* _GIVEN INSTRUCTION_: Skip all pictures, then print the remaining material exactly.

* _SUPPLIED MATERIAL_:
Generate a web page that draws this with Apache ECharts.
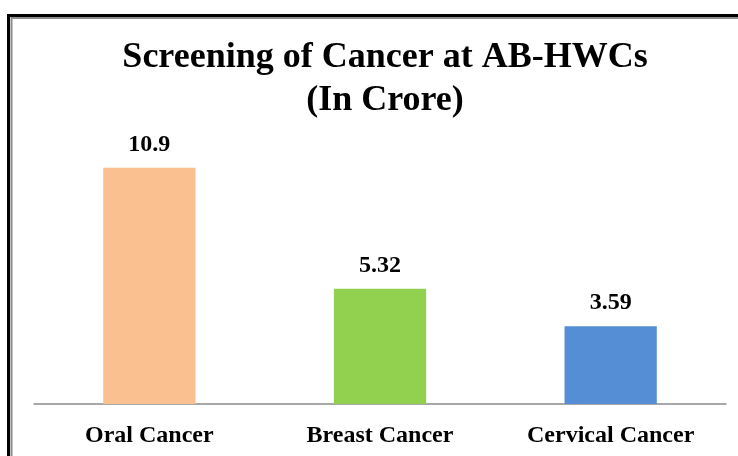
<!DOCTYPE html>
<html><head><meta charset="utf-8">
<script src="https://cdn.jsdelivr.net/npm/echarts@6/dist/echarts.min.js"></script>
<style>html,body{margin:0;padding:0;background:#fff}#c{width:738px;height:456px}</style>
</head><body><div id="c"></div>
<script>
const categories = ["Oral Cancer", "Breast Cancer", "Cervical Cancer"];
const values = [10.9, 5.32, 3.59];
const barColors = ["#FAC090", "#92D050", "#558ED5"];
const titleLines = ["Screening of Cancer at AB-HWCs", "(In Crore)"];

const chart = echarts.init(document.getElementById('c'), null, {renderer: 'canvas'});
const serif = '"Liberation Serif", "Times New Roman", serif';
chart.setOption({
  animation: false,
  backgroundColor: '#fff',
  title: {
    text: titleLines.join('\n'),
    left: 380, top: 31, textAlign: 'center',
    textStyle: {fontFamily: serif, fontWeight: 'bold', fontSize: 36, lineHeight: 43, color: '#000'}
  },
  graphic: [
    {type: 'rect', shape: {x: 8.5, y: 15.5, width: 760, height: 480}, style: {fill: 'none', stroke: '#000', lineWidth: 3}},
    {type: 'rect', shape: {x: 11.5, y: 18, width: 760, height: 480}, style: {fill: 'none', stroke: '#8c8c8c', lineWidth: 2}}
  ],
  grid: {left: 34, right: 12, top: 144, bottom: 52},
  xAxis: {
    type: 'category', data: categories,
    axisLine: {lineStyle: {color: '#8c8c8c', width: 1.5}},
    axisTick: {show: false},
    axisLabel: {fontFamily: serif, fontWeight: 'bold', fontSize: 24, color: '#000', margin: 20}
  },
  yAxis: {type: 'value', min: 0, max: 12, show: false, splitLine: {show: false}},
  series: [{
    type: 'bar', barWidth: '40%',
    data: values.map((v, i) => ({value: v, itemStyle: {color: barColors[i]}})),
    label: {show: true, position: 'top', distance: 11, fontFamily: serif, fontWeight: 'bold', fontSize: 24, color: '#000'}
  }]
});
</script></body></html>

* _RESPONSE TO THIS TASK_:
Generate a web page that draws this with Apache ECharts.
<!DOCTYPE html>
<html><head><meta charset="utf-8">
<script src="https://cdn.jsdelivr.net/npm/echarts@6/dist/echarts.min.js"></script>
<style>html,body{margin:0;padding:0;background:#fff}#c{width:738px;height:456px}</style>
</head><body><div id="c"></div>
<script>
const categories = ["Oral Cancer", "Breast Cancer", "Cervical Cancer"];
const values = [10.9, 5.32, 3.59];
const barColors = ["#FAC090", "#92D050", "#558ED5"];
const titleLines = ["Screening of Cancer at AB-HWCs", "(In Crore)"];

const chart = echarts.init(document.getElementById('c'), null, {renderer: 'canvas'});
const serif = '"Liberation Serif", "Times New Roman", serif';
chart.setOption({
  animation: false,
  backgroundColor: '#fff',
  title: {
    text: titleLines.join('\n'),
    left: 380, top: 31, textAlign: 'center',
    textStyle: {fontFamily: serif, fontWeight: 'bold', fontSize: 36, lineHeight: 43, color: '#000'}
  },
  graphic: [
    {type: 'rect', shape: {x: 8.5, y: 15.5, width: 760, height: 480}, style: {fill: 'none', stroke: '#000', lineWidth: 3}},
    {type: 'rect', shape: {x: 11.5, y: 18, width: 760, height: 480}, style: {fill: 'none', stroke: '#8c8c8c', lineWidth: 2}}
  ],
  grid: {left: 34, right: 12, top: 144, bottom: 52},
  xAxis: {
    type: 'category', data: categories,
    axisLine: {lineStyle: {color: '#8c8c8c', width: 1.5}},
    axisTick: {show: false},
    axisLabel: {fontFamily: serif, fontWeight: 'bold', fontSize: 24, color: '#000', margin: 20}
  },
  yAxis: {type: 'value', min: 0, max: 12, show: false, splitLine: {show: false}},
  series: [{
    type: 'bar', barWidth: '40%',
    data: values.map((v, i) => ({value: v, itemStyle: {color: barColors[i]}})),
    label: {show: true, position: 'top', distance: 11, fontFamily: serif, fontWeight: 'bold', fontSize: 24, color: '#000'}
  }]
});
</script></body></html>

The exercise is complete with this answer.